Recordé nuestra infancia, corriendo por los campos detrás de su hacienda familiar, su mano siempre buscando la mía. Él era mi protector, mi confidente. Juró que nunca dejaría que nadie me hiciera daño.
Cuando su familia prácticamente lo desheredó por elegirme a mí, la hija de un general pero no de su clase, luchó por nosotros. Se enfrentó a su formidable madre, amenazó con renunciar a su cargo, con cortar los lazos por completo. Me eligió a mí. Todos lo vieron. Nuestra boda fue un testimonio de su amor feroz, una victoria contra todo pronóstico.
Todo era una mentira. Una mentira cruel y elaborada. Mi corazón no solo estaba roto; estaba aniquilado.
Mi teléfono sonó de nuevo. El nombre de Alejandro apareció en la pantalla. Lo miré fijamente, una mezcla de pavor y fría furia se arremolinaba en mi interior.
Lo levanté, forzando mi voz para que sonara firme. "¿Bueno?".
"¿Emilia? Nena, ¿qué pasa? Suenas... distante. ¿Está todo bien?". Su voz, usualmente tan reconfortante, ahora me crispaba los nervios. Estaba cargada de una preocupación fingida.
"Solo... un poco mal", mentí, las palabras sabían a ceniza. "Quizás pesqué un resfriado".
"¿Un resfriado? Maldita sea, te dije que te abrigaras. ¿Estás sola? Puedo estar allí en unas horas, solo necesito terminar unas cosas aquí". La preocupación en su voz era tan convincente, tan practicada. Hizo que se me revolviera el estómago.

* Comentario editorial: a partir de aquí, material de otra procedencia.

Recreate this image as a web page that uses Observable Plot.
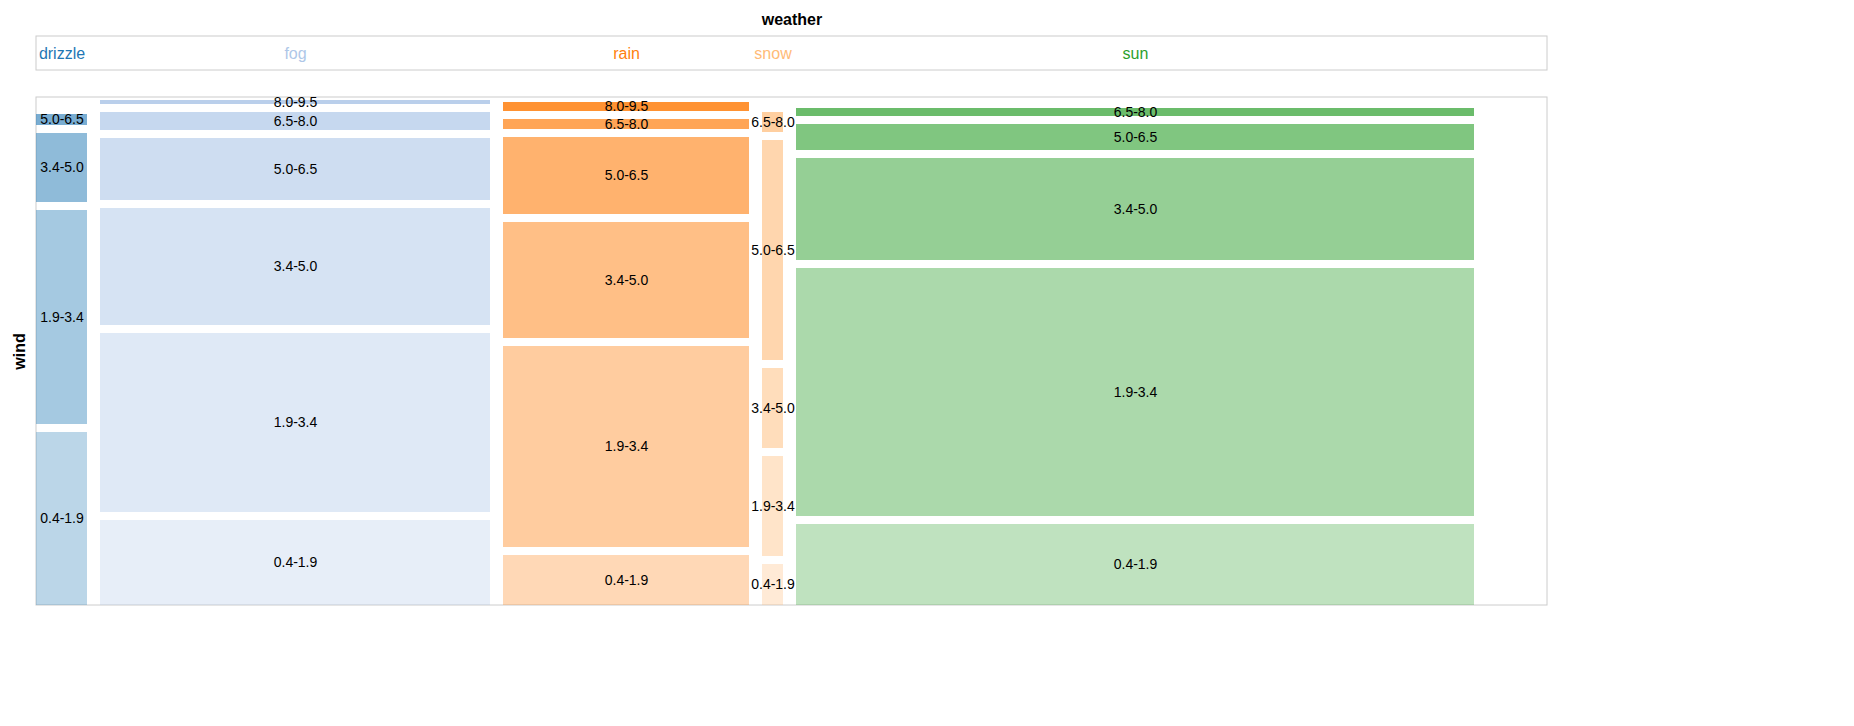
<!DOCTYPE html>
<html>
<head>
<meta charset="utf-8">
<script src="https://cdn.jsdelivr.net/npm/d3@7"></script>
<script src="https://cdn.jsdelivr.net/npm/@observablehq/plot@0.6"></script>
<style>
  body { margin: 0; background: #fff; font-family: Helvetica, Arial, "Liberation Sans", sans-serif; }
</style>
</head>
<body>
<div id="chart"></div>
<script>
// categorias
const weathers = ["drizzle", "fog", "rain", "snow", "sun"];
const colors = ["#1f77b4", "#aec7e8", "#ff7f0e", "#ffbb78", "#2ca02c"];
const winds = ["0.4-1.9", "1.9-3.4", "3.4-5.0", "5.0-6.5", "6.5-8.0", "8.0-9.5"];
const windOpacity = [0.3, 0.4, 0.5, 0.6, 0.7, 0.85];

// ancho de cada columna
const widths = [51, 390, 246, 21, 678];
// alto de cada segmento por viento, de abajo hacia arriba
const heights = {
  drizzle: [173, 214, 69, 11],
  fog: [85, 179, 117, 62, 18, 4],
  rain: [50, 201, 116, 77, 10, 9],
  snow: [41, 100, 80, 220, 20],
  sun: [81, 248, 102, 26, 8]
};
const gapX = 13, gapY = 8;
const totalW = 1511, plotH = 508;

const cells = [];
const cols = [];
let x = 0;
weathers.forEach((w, i) => {
  cols.push({weather: w, x: x + widths[i] / 2, color: colors[i]});
  let y = 0;
  heights[w].forEach((h, j) => {
    cells.push({weather: w, wind: winds[j], x1: x, x2: x + widths[i], y1: y, y2: y + h,
      color: colors[i], op: windOpacity[j]});
    y += h + gapY;
  });
  x += widths[i] + gapX;
});

let chart = Plot.plot({
  width: 1560,
  height: 610,
  marginLeft: 36,
  marginRight: 13,
  marginTop: 0,
  marginBottom: 5,
  x: {domain: [0, totalW], axis: null},
  y: {domain: [0, 605], axis: null},
  style: {fontFamily: "Helvetica, Arial, 'Liberation Sans', sans-serif", overflow: "visible"},
  marks: [
    Plot.rect([{}], {x1: 0, x2: totalW, y1: 0, y2: plotH, fill: "none", stroke: "#ccc"}),
    Plot.rect([{}], {x1: 0, x2: totalW, y1: 535, y2: 569, fill: "none", stroke: "#ccc"}),
    Plot.rect(cells, {x1: "x1", x2: "x2", y1: "y1", y2: "y2", fill: "color", fillOpacity: "op"}),
    Plot.text(cells, {x: d => (d.x1 + d.x2) / 2, y: d => (d.y1 + d.y2) / 2, text: "wind",
      fontSize: 14, fill: "black"}),
    Plot.text(cols, {x: "x", y: 552, text: "weather", fill: "color", fontSize: 16}),
    Plot.text(["weather"], {x: totalW / 2, y: 586, text: d => d, fontSize: 16, fontWeight: "bold"}),
    Plot.text(["wind"], {x: 0, dx: -17, y: plotH / 2, text: d => d, rotate: -90,
      fontSize: 16, fontWeight: "bold"})
  ]
});

d3.select('#chart').append(() => chart);
</script>
</body>
</html>
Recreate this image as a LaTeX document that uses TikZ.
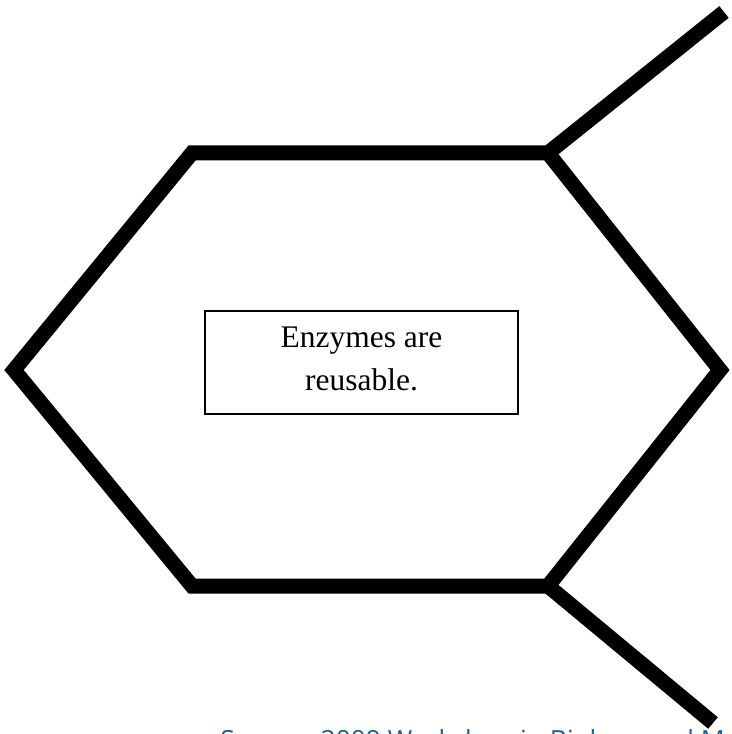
\documentclass[tikz,border=0pt]{standalone}
\usepackage{fontspec}
\setmainfont{Liberation Serif}
\newfontfamily\sourcefont{Open Sans}
\definecolor{sourceblue}{RGB}{31,94,150}

\newcommand\defcoordinates{%
      \coordinate (tl) at (192, 153);
      \coordinate (tr) at (548, 153);
      \coordinate (r) at (720, 370);
      \coordinate (br) at (548, 586);
      \coordinate (bl) at (192, 586);
      \coordinate (l) at (14, 370);
      \coordinate (up) at (724, 12);
      \coordinate (down) at (713, 723);
    }

\tikzset{
  ring/.style={black, line width=11.25pt},
  factbox/.style={draw, line width=0.9pt, minimum width=234.75pt, minimum height=77.25pt,
    align=center, font=\fontsize{23.6}{32}\selectfont, inner sep=0pt},
  sourcetext/.style={anchor=base west, inner sep=0pt, text=sourceblue,
    font=\sourcefont\fontsize{19.8}{24}\selectfont}
}

\begin{document}
\begin{tikzpicture}[x=0.75pt, y=-0.75pt]
      \useasboundingbox (0, 0) rectangle (731, 734);
      \defcoordinates

      % hexagon with its two side branches
      \draw[ring] (tl) -- (tr) -- (r) -- (br) -- (bl) -- (l) -- cycle;
      \draw[ring] (tr) -- (up);
      \draw[ring] (br) -- (down);

      % text box
      \node[factbox] (fact) at (361.5, 362.5) {Enzymes are\\reusable.\rule[-6pt]{0pt}{0pt}};

      % source line, cut by the page edge as in the original
      \node[sourcetext] (source) at (220, 749.5) {Source: 2009 Workshop in Biology and Medicine};
    \end{tikzpicture}
\end{document}
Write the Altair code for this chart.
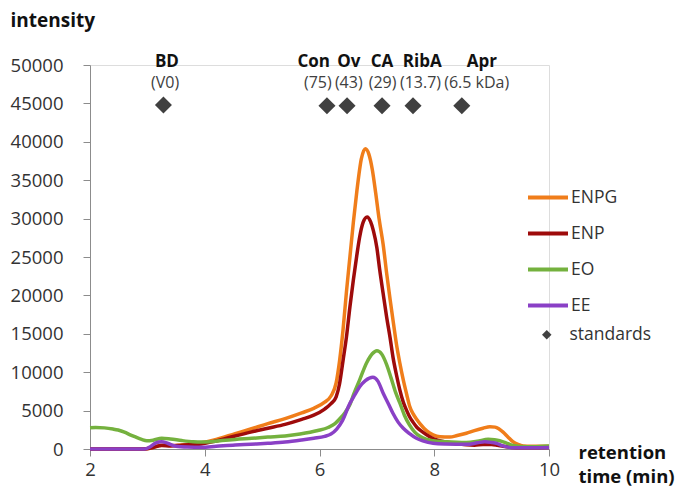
import altair as alt
import pandas as pd

# ---------------- data ----------------
ENPG_t = [2.0, 2.9, 3.05, 3.2, 3.3, 3.45, 3.7, 3.94, 4.2, 4.53, 4.8, 5.1, 5.4, 5.69, 5.9, 6.09, 6.2, 6.29,
          6.35, 6.41, 6.47, 6.53, 6.59, 6.65, 6.73, 6.80, 6.86, 6.92, 6.98, 7.04, 7.11, 7.17, 7.23, 7.29,
          7.34, 7.40, 7.46, 7.52, 7.57, 7.63, 7.70, 7.75, 7.87, 7.98, 8.1, 8.27, 8.4, 8.56, 8.7, 8.85,
          8.97, 9.06, 9.13, 9.2, 9.28, 9.37, 9.46, 9.55, 9.7, 10.0]
ENPG_v = [0, 0, 100, 450, 520, 450, 600, 820, 1250, 2000, 2600, 3300, 3950, 4700, 5300, 6100, 6900, 8600,
          11500, 15500, 20500, 25000, 29500, 33500, 37800, 39100, 38400, 36400, 33300, 29900, 26600, 22900,
          19500, 16300, 13700, 11200, 9000, 7100, 5600, 4600, 3800, 3300, 2350, 1850, 1600, 1550, 1750,
          2050, 2400, 2700, 2900, 2850, 2600, 2200, 1600, 950, 600, 400, 350, 350]

ENP_t = [2.0, 2.95, 3.1, 3.25, 3.4, 3.6, 3.94, 4.2, 4.53, 4.8, 5.1, 5.4, 5.69, 5.9, 6.09, 6.2, 6.29, 6.35,
         6.41, 6.47, 6.53, 6.59, 6.65, 6.70, 6.76, 6.83, 6.89, 6.94, 7.0, 7.05, 7.11, 7.17, 7.23, 7.28,
         7.34, 7.40, 7.46, 7.52, 7.57, 7.63, 7.7, 7.8, 7.9, 8.0, 8.2, 8.4, 8.56, 8.7, 8.85, 9.0, 9.1, 9.2,
         9.35, 9.5, 10.0]
ENP_v = [0, 0, 200, 450, 400, 500, 650, 1050, 1700, 2200, 2700, 3200, 3850, 4400, 5200, 5900, 6800, 8500,
         11500, 14600, 18500, 22000, 25200, 27600, 29500, 30200, 29600, 28400, 26200, 23300, 20200, 17200,
         14500, 12000, 9700, 7700, 6100, 5000, 4200, 3500, 2800, 2200, 1700, 1300, 900, 700, 550, 500, 600,
         600, 500, 350, 200, 150, 200]

EO_t = [2.0, 2.1, 2.25, 2.4, 2.49, 2.6, 2.7, 2.78, 2.9, 2.99, 3.1, 3.25, 3.4, 3.6, 3.8, 3.94, 4.1, 4.3,
        4.53, 4.82, 5.1, 5.4, 5.66, 5.97, 6.15, 6.27, 6.35, 6.45, 6.53, 6.6, 6.7, 6.82, 6.92, 7.0, 7.08,
        7.17, 7.25, 7.33, 7.40, 7.48, 7.57, 7.66, 7.75, 7.87, 7.98, 8.2, 8.56, 8.75, 8.94, 9.05, 9.14,
        9.25, 9.37, 9.5, 9.72, 10.0]
EO_v = [2780, 2800, 2750, 2600, 2470, 2200, 1850, 1600, 1250, 1080, 1150, 1390, 1300, 1100, 950, 910, 950,
        1100, 1250, 1390, 1550, 1700, 1950, 2400, 2800, 3300, 3900, 4800, 5800, 7200, 9000, 11200, 12400,
        12800, 12400, 11000, 9200, 7300, 6000, 4400, 3100, 2200, 1650, 1250, 1080, 950, 850, 1000, 1260,
        1200, 1080, 800, 450, 330, 300, 400]

EE_t = [2.0, 2.95, 3.05, 3.15, 3.25, 3.35, 3.5, 3.7, 3.94, 4.2, 4.53, 4.8, 5.1, 5.4, 5.69, 5.9, 6.09, 6.2,
        6.3, 6.4, 6.53, 6.62, 6.70, 6.8, 6.93, 7.02, 7.11, 7.2, 7.28, 7.37, 7.46, 7.57, 7.69, 7.8, 7.98,
        8.2, 8.56, 8.75, 8.88, 9.0, 9.1, 9.2, 9.37, 9.6, 10.0]
EE_v = [0, 0, 300, 800, 950, 750, 350, 250, 220, 350, 520, 620, 740, 900, 1170, 1400, 1650, 1950, 2600,
        3700, 5950, 7100, 8100, 8900, 9340, 8800, 7250, 5900, 4650, 3500, 2700, 2000, 1390, 1050, 740, 650,
        610, 800, 950, 850, 700, 400, 170, 150, 200]

series_names = ["ENPG", "ENP", "EO", "EE"]
series_colors = ["#F07D1A", "#9E0B0B", "#74B13E", "#8A40C6"]
std_color = "#404040"

# standards (protein markers)
std_names = ["BD", "Con", "Ov", "CA", "RibA", "Apr"]
std_sub = ["(V0)", "(75)", "(43)", "(29)", "(13.7)", "(6.5 kDa)"]
std_x = [3.28, 6.13, 6.48, 7.09, 7.63, 8.48]
std_y = [44800, 44700, 44700, 44700, 44700, 44700]
name_x = [3.34, 5.90, 6.51, 7.09, 7.79, 8.83]
name_y = 50400
sub_x = [3.31, 5.97, 6.51, 7.10, 7.76, 8.74]
sub_y = 47600

x_ticks = [2, 4, 6, 8, 10]
y_ticks = [0, 5000, 10000, 15000, 20000, 25000, 30000, 35000, 40000, 45000, 50000]

# ---------------- tables ----------------
rows = []
for name, ts, vs in zip(series_names, [ENPG_t, ENP_t, EO_t, EE_t], [ENPG_v, ENP_v, EO_v, EE_v]):
    for t, v in zip(ts, vs):
        rows.append({"series": name, "t": t, "v": v})
lines_df = pd.DataFrame(rows)

std_df = pd.DataFrame({"kind": ["standards"] * len(std_x), "t": std_x, "v": std_y})
name_df = pd.DataFrame({"label": std_names, "t": name_x, "v": [name_y] * len(std_names)})
sub_df = pd.DataFrame({"label": std_sub, "t": sub_x, "v": [sub_y] * len(std_sub)})

FONT = "Open Sans"

x_enc = alt.X("t:Q", scale=alt.Scale(domain=[2, 10], nice=False, zero=False),
              axis=alt.Axis(values=x_ticks, format="d", grid=False, labelFontSize=18.5, labelFont=FONT,
                            labelColor="#333333", domainColor="#8c8c8c", tickColor="#8c8c8c",
                            tickSize=7, labelPadding=4, labelFlush=False, labelOverlap=False,
                            title=["retention", "time (min)"], titleFont=FONT, titleFontSize=18.5,
                            titleFontWeight="bold", titleColor="#111111", titleAlign="left",
                            titleAnchor="start", titleX=488, titleY=9, titleBaseline="alphabetic",
                            titleLineHeight=24))
y_enc = alt.Y("v:Q", scale=alt.Scale(domain=[0, 50000], nice=False),
              axis=alt.Axis(values=y_ticks, format="d", grid=False, labelFontSize=18.5, labelFont=FONT,
                            labelColor="#333333", domainColor="#8c8c8c", tickColor="#8c8c8c",
                            tickSize=7, labelPadding=20, labelOverlap=False, labelFlush=False,
                            title="intensity", titleFont=FONT,
                            titleFontSize=19, titleFontWeight="bold", titleColor="#111111",
                            titleAngle=0, titleAlign="left", titleX=-80, titleY=-45,
                            titleBaseline="middle"))

color_legend = alt.Legend(
    title=None, orient="none", legendX=436, legendY=110.5, padding=0,
    symbolType="stroke", symbolSize=1600, symbolStrokeWidth=4, symbolOpacity=1,
    labelFont=FONT, labelFontSize=17.5, labelColor="#333333", labelOffset=1,
    rowPadding=5,
)
shape_legend = alt.Legend(
    title=None, orient="none", legendX=436, legendY=261, padding=0,
    symbolSize=90, symbolFillColor=std_color, symbolStrokeColor=std_color, symbolStrokeWidth=0,
    symbolOpacity=1,
    labelFont=FONT, labelFontSize=17.5, labelColor="#333333", labelOffset=14, symbolOffset=12,
)

lines = alt.Chart(lines_df).mark_line(strokeWidth=3.5, interpolate="monotone").encode(
    x=x_enc, y=y_enc,
    color=alt.Color("series:N", scale=alt.Scale(domain=series_names, range=series_colors),
                    legend=color_legend, sort=series_names),
)

points = alt.Chart(std_df).mark_point(shape="diamond", filled=True, size=290, opacity=1).encode(
    x=x_enc, y=y_enc,
    color=alt.value(std_color),
    shape=alt.Shape("kind:N", scale=alt.Scale(domain=["standards"], range=["diamond"]),
                    legend=shape_legend),
)

names = alt.Chart(name_df).mark_text(font=FONT, fontSize=17, fontWeight="bold", color="#111111",
                                      baseline="middle", align="center").encode(
    x=x_enc, y=y_enc, text="label:N")

subs = alt.Chart(sub_df).mark_text(font=FONT, fontSize=16, color="#404040",
                                    baseline="middle", align="center").encode(
    x=x_enc, y=y_enc, text="label:N")

chart = alt.layer(lines, points, names, subs).properties(
    width=459, height=384,
    autosize=alt.AutoSizeParams(type="none"),
    padding={"left": 90, "top": 65, "right": 132, "bottom": 37},
).configure_view(stroke=None).configure(background="white")

chart.save("out.html", embed_options={"renderer": "svg", "actions": False})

"No, no, no te molestes", dije rápidamente, quizás demasiado rápido. "Sofía está aquí. Me está cuidando".
Hubo un momento de silencio de su parte. Luego, una risa suave. "Bien. Dile a Sofía que gracias. Te llamo más tarde, amor. Descansa".
"Tú también", logré decir, mi voz apenas un susurro.
Justo cuando estaba a punto de colgar, escuché una voz débil y aguda en el fondo. "¿Quién era, papi?".
Y luego, la respuesta susurrada de Alejandro, tan tierna que me dejó sin aliento: "Solo... una colega, mi vida. Vuelve a dormir".
La línea se cortó.
Mi mano comenzó a temblar incontrolablemente, el teléfono de repente era demasiado pesado para sostenerlo. Sentí un pavor helado filtrarse en mis huesos, más frío que la lluvia. ¿Colegas? ¿Mi vida? Las palabras se repetían en mi mente, cada una un martillazo. ¿Mi colega? ¿Mi vida?
Me negué a pensar en ello. No podía. Estrellé el teléfono contra la pared, la carcasa de plástico se hizo añicos.
Luego grité, un sonido crudo y primario arrancado de lo más profundo de mi alma. Me desplomé sobre el pavimento mojado, mi cuerpo sacudido por los sollozos. No era solo un secreto; era una vida elegida. No lo habían forzado; había compartimentado, disfrutado de ambas.
Sofía estuvo a mi lado en un instante, atrayéndome hacia un abrazo feroz. "Ay, Emi. Mi pobre, pobre Emi". Su voz estaba cargada de una ira que reflejaba la mía. "Es un monstruo. Te mereces mucho más".
A través de mis lágrimas, un solo pensamiento se solidificó en mi mente. Esto no era solo un corazón roto. Esto era la guerra. Y yo iba a ganar.